PROBLEM STATEMENT: Give every line back verbatim, dropping all images.

|---|

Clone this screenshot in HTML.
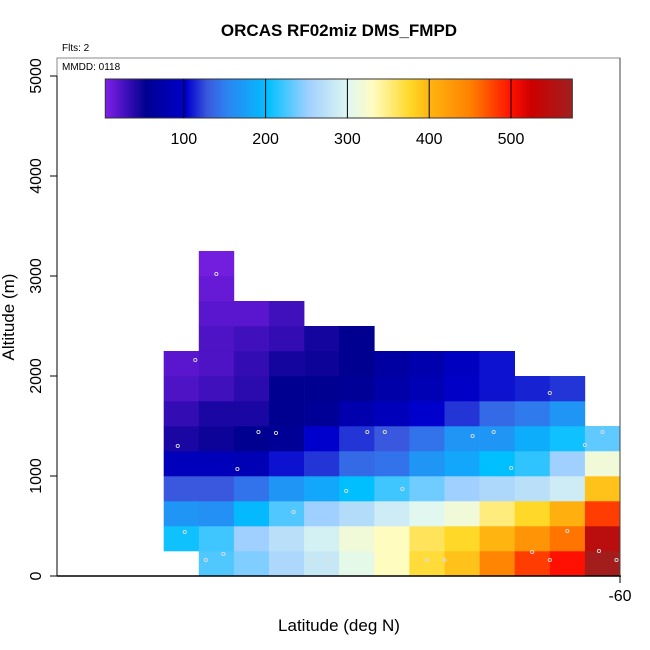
<!DOCTYPE html>
<html><head><meta charset="utf-8"><style>
html,body{margin:0;padding:0;background:#fff;}
svg{display:block;font-family:"Liberation Sans",sans-serif;}
</style></head><body>
<svg id="chart" width="650" height="650">
<text x="339" y="36" text-anchor="middle" font-size="17" font-weight="bold">ORCAS RF02miz DMS_FMPD</text>
<text x="62" y="51" font-size="10">Flts: 2</text>
<g id="cells"></g>
<g id="pts"></g>
<rect x="57" y="58" width="563" height="518" fill="none" stroke="#888" stroke-width="1"/>
<line x1="57" y1="576" x2="621" y2="576" stroke="#000" stroke-width="1.5"/>
<line x1="620" y1="58" x2="620" y2="577" stroke="#444" stroke-width="1"/>
<text x="62" y="70" font-size="10">MMDD: 0118</text>
<g id="yaxis"></g>
<g id="xaxis"></g>
<g id="cbar"></g>
<text x="339" y="631" text-anchor="middle" font-size="17">Latitude (deg N)</text>
<text transform="translate(14,317) rotate(-90)" text-anchor="middle" font-size="17">Altitude (m)</text>
</svg>
<script>
// Data: each column lists values bottom-to-top starting at startRow (250 m bins)
const colStart = [1,0,0,0,0,0,0,0,0,0,0,0,0];
const col0 = [205,165,125,85,40,30,20,15];
const col1 = [225,220,160,125,85,45,40,25,20,20,15,10,5];
const col2 = [240,250,195,140,80,50,40,33,30,25,15];
const col3 = [260,270,225,165,105,55,50,50,42,30,25];
const col4 = [280,290,250,180,115,100,55,50,45,42];
const col5 = [305,315,265,200,135,115,75,55,50,50];
const col6 = [330,330,285,220,140,125,85,70,65];
const col7 = [370,360,300,235,165,140,100,80,75];
const col8 = [390,375,315,250,180,165,115,95,90];
const col9 = [445,400,350,260,200,165,135,105,105];
const col10 = [480,430,375,270,215,185,145,110];
const col11 = [500,455,405,285,250,205,165,115];
const col12 = [570,545,480,390,315,230];
const columns = [col0,col1,col2,col3,col4,col5,col6,col7,col8,col9,col10,col11,col12];
const colLat = [-72.5,-71.5,-70.5,-69.5,-68.5,-67.5,-66.5,-65.5,-64.5,-63.5,-62.5,-61.5,-60.5];
const ptLat = [-71.5,-72.1,-72.6,-70.3,-69.8,-70.9,-72.4,-69.3,-67.8,-67.2,-66.7,-66.2,-64.2,-63.6,-63.1,-62.0,-60.5,-61.0,-71.8,-71.3,-68.8,-68.3,-65.5,-65.0,-62.5,-61.5,-62.0,-60.6,-60.1];
const ptAlt = [3020,2160,1300,1440,1430,1070,440,640,850,1440,1440,870,1400,1440,1080,1830,1440,1310,160,220,160,160,160,160,240,450,160,250,160];
const yTicks = [0,1000,2000,3000,4000,5000];
const xTicks = [-60];
const cbTicks = [100,200,300,400,500];
const binSize = 250;

const NS='http://www.w3.org/2000/svg';
const X = lat => 620 + (lat + 60) * 35.1;
const Y = alt => 576 - alt * 0.1;
const CB = v => 102 + v * 0.818;
const stops = [[0,[128,32,232]],[50,[0,0,144]],[100,[0,0,205]],[125,[58,88,221]],[150,[44,132,242]],[200,[0,191,255]],[250,[160,208,255]],[300,[224,248,240]],[330,[255,252,192]],[375,[255,216,40]],[400,[255,180,16]],[450,[255,128,0]],[500,[255,16,0]],[525,[204,0,0]],[575,[160,32,32]]];
function cmap(v){
  for(let i=1;i<stops.length;i++){
    if(v<=stops[i][0]){const a=stops[i-1],b=stops[i];const t=(v-a[0])/(b[0]-a[0]);
      return 'rgb('+a[1].map((c,k)=>Math.round(c+(b[1][k]-c)*t)).join(',')+')';}
  }
  return 'rgb(160,32,32)';
}
function mk(tag,attrs,parent){const e=document.createElementNS(NS,tag);for(const k in attrs)e.setAttribute(k,attrs[k]);parent.appendChild(e);return e;}

const cells=document.getElementById('cells');
columns.forEach((col,ci)=>{
  col.forEach((v,ri)=>{
    const r=colStart[ci]+ri;
    const x0=X(colLat[ci]-0.5), x1=X(colLat[ci]+0.5);
    const y0=Y((r+1)*binSize), y1=Y(r*binSize);
    const el=mk('rect',{x:x0,y:y0,width:x1-x0+0.3,height:y1-y0+0.3,fill:cmap(v)},cells);
    
    
  });
});
const pts=document.getElementById('pts');
ptLat.forEach((la,i)=>{
  const el=mk('circle',{cx:X(la),cy:Y(ptAlt[i]),r:1.6,fill:'none',stroke:'#ddd','stroke-width':0.9},pts);
  
  
});
const ya=document.getElementById('yaxis');
mk('line',{x1:57,y1:Y(0),x2:57,y2:Y(5000),stroke:'#000'},ya);
yTicks.forEach(t=>{
  const l=mk('line',{x1:50,y1:Y(t),x2:57,y2:Y(t),stroke:'#000'},ya);
  
  
  const tx=mk('text',{transform:`translate(41,${Y(t)}) rotate(-90)`,'text-anchor':'middle','font-size':16},ya);
  tx.textContent=t;
  
  
});
const xa=document.getElementById('xaxis');
xTicks.forEach(t=>{
  const l=mk('line',{x1:X(t),y1:576,x2:X(t),y2:583,stroke:'#000'},xa);
  
  
  const tx=mk('text',{x:X(t),y:601,'text-anchor':'middle','font-size':16},xa);
  tx.textContent=t;
  
  
});
const cb=document.getElementById('cbar');
const defs=mk('defs',{},cb);
const lg=mk('linearGradient',{id:'cg',x1:CB(4),x2:CB(575),y1:0,y2:0,gradientUnits:'userSpaceOnUse'},defs);
stops.forEach(s=>{mk('stop',{offset:(s[0]/575),'stop-color':cmap(s[0])},lg);});
mk('rect',{x:CB(4),y:79,width:CB(575)-CB(4),height:39,fill:'url(#cg)',stroke:'#333','stroke-width':1},cb);
cbTicks.forEach(t=>{
  const l=mk('line',{x1:CB(t),y1:79,x2:CB(t),y2:118,stroke:'#000'},cb);
  
  
  const tx=mk('text',{x:CB(t),y:144,'text-anchor':'middle','font-size':16},cb);
  tx.textContent=t;
  
  
});
</script>
</body></html>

|---|

WRITTEN SOLUTION:
Clone this screenshot in HTML.
<!DOCTYPE html>
<html><head><meta charset="utf-8"><style>
html,body{margin:0;padding:0;background:#fff;}
svg{display:block;font-family:"Liberation Sans",sans-serif;}
</style></head><body>
<svg id="chart" width="650" height="650">
<text x="339" y="36" text-anchor="middle" font-size="17" font-weight="bold">ORCAS RF02miz DMS_FMPD</text>
<text x="62" y="51" font-size="10">Flts: 2</text>
<g id="cells"></g>
<g id="pts"></g>
<rect x="57" y="58" width="563" height="518" fill="none" stroke="#888" stroke-width="1"/>
<line x1="57" y1="576" x2="621" y2="576" stroke="#000" stroke-width="1.5"/>
<line x1="620" y1="58" x2="620" y2="577" stroke="#444" stroke-width="1"/>
<text x="62" y="70" font-size="10">MMDD: 0118</text>
<g id="yaxis"></g>
<g id="xaxis"></g>
<g id="cbar"></g>
<text x="339" y="631" text-anchor="middle" font-size="17">Latitude (deg N)</text>
<text transform="translate(14,317) rotate(-90)" text-anchor="middle" font-size="17">Altitude (m)</text>
</svg>
<script>
// Data: each column lists values bottom-to-top starting at startRow (250 m bins)
const colStart = [1,0,0,0,0,0,0,0,0,0,0,0,0];
const col0 = [205,165,125,85,40,30,20,15];
const col1 = [225,220,160,125,85,45,40,25,20,20,15,10,5];
const col2 = [240,250,195,140,80,50,40,33,30,25,15];
const col3 = [260,270,225,165,105,55,50,50,42,30,25];
const col4 = [280,290,250,180,115,100,55,50,45,42];
const col5 = [305,315,265,200,135,115,75,55,50,50];
const col6 = [330,330,285,220,140,125,85,70,65];
const col7 = [370,360,300,235,165,140,100,80,75];
const col8 = [390,375,315,250,180,165,115,95,90];
const col9 = [445,400,350,260,200,165,135,105,105];
const col10 = [480,430,375,270,215,185,145,110];
const col11 = [500,455,405,285,250,205,165,115];
const col12 = [570,545,480,390,315,230];
const columns = [col0,col1,col2,col3,col4,col5,col6,col7,col8,col9,col10,col11,col12];
const colLat = [-72.5,-71.5,-70.5,-69.5,-68.5,-67.5,-66.5,-65.5,-64.5,-63.5,-62.5,-61.5,-60.5];
const ptLat = [-71.5,-72.1,-72.6,-70.3,-69.8,-70.9,-72.4,-69.3,-67.8,-67.2,-66.7,-66.2,-64.2,-63.6,-63.1,-62.0,-60.5,-61.0,-71.8,-71.3,-68.8,-68.3,-65.5,-65.0,-62.5,-61.5,-62.0,-60.6,-60.1];
const ptAlt = [3020,2160,1300,1440,1430,1070,440,640,850,1440,1440,870,1400,1440,1080,1830,1440,1310,160,220,160,160,160,160,240,450,160,250,160];
const yTicks = [0,1000,2000,3000,4000,5000];
const xTicks = [-60];
const cbTicks = [100,200,300,400,500];
const binSize = 250;

const NS='http://www.w3.org/2000/svg';
const X = lat => 620 + (lat + 60) * 35.1;
const Y = alt => 576 - alt * 0.1;
const CB = v => 102 + v * 0.818;
const stops = [[0,[128,32,232]],[50,[0,0,144]],[100,[0,0,205]],[125,[58,88,221]],[150,[44,132,242]],[200,[0,191,255]],[250,[160,208,255]],[300,[224,248,240]],[330,[255,252,192]],[375,[255,216,40]],[400,[255,180,16]],[450,[255,128,0]],[500,[255,16,0]],[525,[204,0,0]],[575,[160,32,32]]];
function cmap(v){
  for(let i=1;i<stops.length;i++){
    if(v<=stops[i][0]){const a=stops[i-1],b=stops[i];const t=(v-a[0])/(b[0]-a[0]);
      return 'rgb('+a[1].map((c,k)=>Math.round(c+(b[1][k]-c)*t)).join(',')+')';}
  }
  return 'rgb(160,32,32)';
}
function mk(tag,attrs,parent){const e=document.createElementNS(NS,tag);for(const k in attrs)e.setAttribute(k,attrs[k]);parent.appendChild(e);return e;}

const cells=document.getElementById('cells');
columns.forEach((col,ci)=>{
  col.forEach((v,ri)=>{
    const r=colStart[ci]+ri;
    const x0=X(colLat[ci]-0.5), x1=X(colLat[ci]+0.5);
    const y0=Y((r+1)*binSize), y1=Y(r*binSize);
    const el=mk('rect',{x:x0,y:y0,width:x1-x0+0.3,height:y1-y0+0.3,fill:cmap(v)},cells);
    
    
  });
});
const pts=document.getElementById('pts');
ptLat.forEach((la,i)=>{
  const el=mk('circle',{cx:X(la),cy:Y(ptAlt[i]),r:1.6,fill:'none',stroke:'#ddd','stroke-width':0.9},pts);
  
  
});
const ya=document.getElementById('yaxis');
mk('line',{x1:57,y1:Y(0),x2:57,y2:Y(5000),stroke:'#000'},ya);
yTicks.forEach(t=>{
  const l=mk('line',{x1:50,y1:Y(t),x2:57,y2:Y(t),stroke:'#000'},ya);
  
  
  const tx=mk('text',{transform:`translate(41,${Y(t)}) rotate(-90)`,'text-anchor':'middle','font-size':16},ya);
  tx.textContent=t;
  
  
});
const xa=document.getElementById('xaxis');
xTicks.forEach(t=>{
  const l=mk('line',{x1:X(t),y1:576,x2:X(t),y2:583,stroke:'#000'},xa);
  
  
  const tx=mk('text',{x:X(t),y:601,'text-anchor':'middle','font-size':16},xa);
  tx.textContent=t;
  
  
});
const cb=document.getElementById('cbar');
const defs=mk('defs',{},cb);
const lg=mk('linearGradient',{id:'cg',x1:CB(4),x2:CB(575),y1:0,y2:0,gradientUnits:'userSpaceOnUse'},defs);
stops.forEach(s=>{mk('stop',{offset:(s[0]/575),'stop-color':cmap(s[0])},lg);});
mk('rect',{x:CB(4),y:79,width:CB(575)-CB(4),height:39,fill:'url(#cg)',stroke:'#333','stroke-width':1},cb);
cbTicks.forEach(t=>{
  const l=mk('line',{x1:CB(t),y1:79,x2:CB(t),y2:118,stroke:'#000'},cb);
  
  
  const tx=mk('text',{x:CB(t),y:144,'text-anchor':'middle','font-size':16},cb);
  tx.textContent=t;
  
  
});
</script>
</body></html>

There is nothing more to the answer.